Shopping-Mall vor dem Fall?

Bauprojekt in Mainz könnte scheitern

  • Robert Luchs, Mainz
  • Lesedauer: 3 Min.
Schon lange dauert die Auseinandersetzung um ein großes Einkaufszentrum in Mainz. Nun deutet sich an, dass das Projekt in der rheinland-pfälzischen Landeshauptstadt nicht realisiert wird.

In Mainz scheint der Bau einer großen Shopping-Mall auf der Kippe zu stehen. Nach langem Tauziehen um Grundstücke und den umstrittenen Ankauf von Gebäuden hält die »Bürgerinitiative Ludwigstraße« (BI) weitere Verhandlungen der Stadt mit dem Hamburger Projektentwickler ECE für »zwecklos«. Nach langen ergebnislosen Gesprächen könne kein Zweifel mehr bestehen, dass ECE nicht der geeignete Partner sei, um die bisher erarbeiteten Leitlinien umzusetzen, erklärte BI-Sprecher Hartwig Daniels. Der Konzern habe deutlich gemacht, dass er nicht bereit sei, den Willen der Bürgerschaft zu respektieren. Daniels wies außerdem darauf hin, dass es dem ECE - abgesehen vom Karstadtgebäude mit Parkhaus - nicht gelungen sei, weitere für das geplante Einkaufszentrum notwendige Grundstücke zu erwerben.

Auch das Bistum lehne die Veräußerung kirchlicher Gebäude ab. ECE wolle immer noch »die introvertierte Stadt in der Stadt«, die Shopping-Mall. Und das auch noch in einer Größe, die unweigerlich die zukünftige Entwicklung der City ersticken würde und »absehbar das Absterben von großen Teilen des eingesessenen Einzelhandels zur Folge hätte«.

Bei der BI ist man überzeugt, dass es keinen Grund zur Angst vor einem Ausstieg gibt. Die ECE-Karawane werde in kleinere Städte weiterziehen, wo die Versprechungen der Manager auf leichtgläubige Politiker träfen, die auch bereit seien, hinter dem Rücken ihrer Bürger die Profitinteressen der Shopping-Mall-Industrie zu bedienen. Trier sei aktuell ein trauriges Beispiel, wo sich Politiker gerade dank ECE »um Kopf und Kragen küngeln«, so die Mainzer Bürgerinitiative.
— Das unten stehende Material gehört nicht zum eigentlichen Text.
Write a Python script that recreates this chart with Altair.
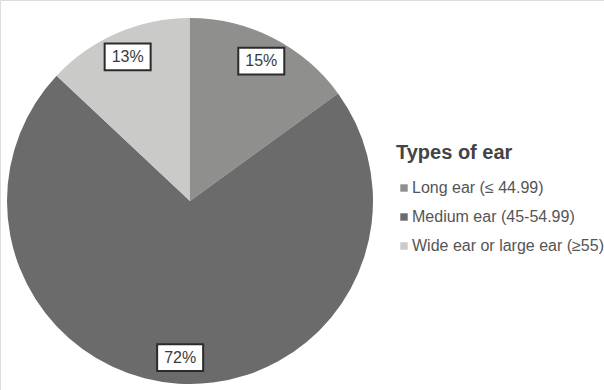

Schon früher hatte die Mainzer Bürgerinitiative mit inzwischen rund 600 Mitgliedern erklärt, die rheinland-pfälzische Landeshauptstadt brauche keinen »überdimensionierten Konsumtempel«. Der Charme der liebenswerten und gut besuchten Altstadt müsse erhalten bleiben. Die BI wolle eine maßvolle Erweiterung der Verkaufsfläche und eine Stadtplanung für Mainz, nicht für den Profit auswärtiger Investoren.

Außerdem wird eine aktive Beteiligung der Mainzerinnen und Mainzer an der Entscheidungsfindung gefordert. Investitionen in den Einzelhandel dürften nicht allein unter dem Gesichtspunkt der Rendite-Maximierung betrachtet werden, vielmehr seien soziale, ökologische, ästhetische und kulturelle Aspekte als Grundlage der Planung zu berücksichtigen. Auch dürfe, so mahnt die Bürgerinitiative, die Verkehrsbelastung in der Innenstadt nicht noch weiter steigen. Schließlich sei darauf zu achten, dass reguläre Beschäftigungsverhältnisse nicht durch Niedriglohnjobs bedroht würden.

Mit Blick auf die Auseinandersetzungen um den Projektentwickler ECE in anderen Städten erklärte die Mainzer Altstadt-SPD, Mainz könne stolz sein auf seine Bürgerbeteiligung. Die Landeshauptstadt habe hier eine Vorbildfunktion für ganz Deutschland. In Trier und Kaiserslautern habe ECE einen tiefen Keil zwischen Bürgerschaft und Politik getrieben. Dort werde inzwischen vom »Mainzer Modell« gesprochen. Mainz sei ein gutes Beispiel dafür, dass Politik nicht mehr in Hinterzimmern entschieden werden solle.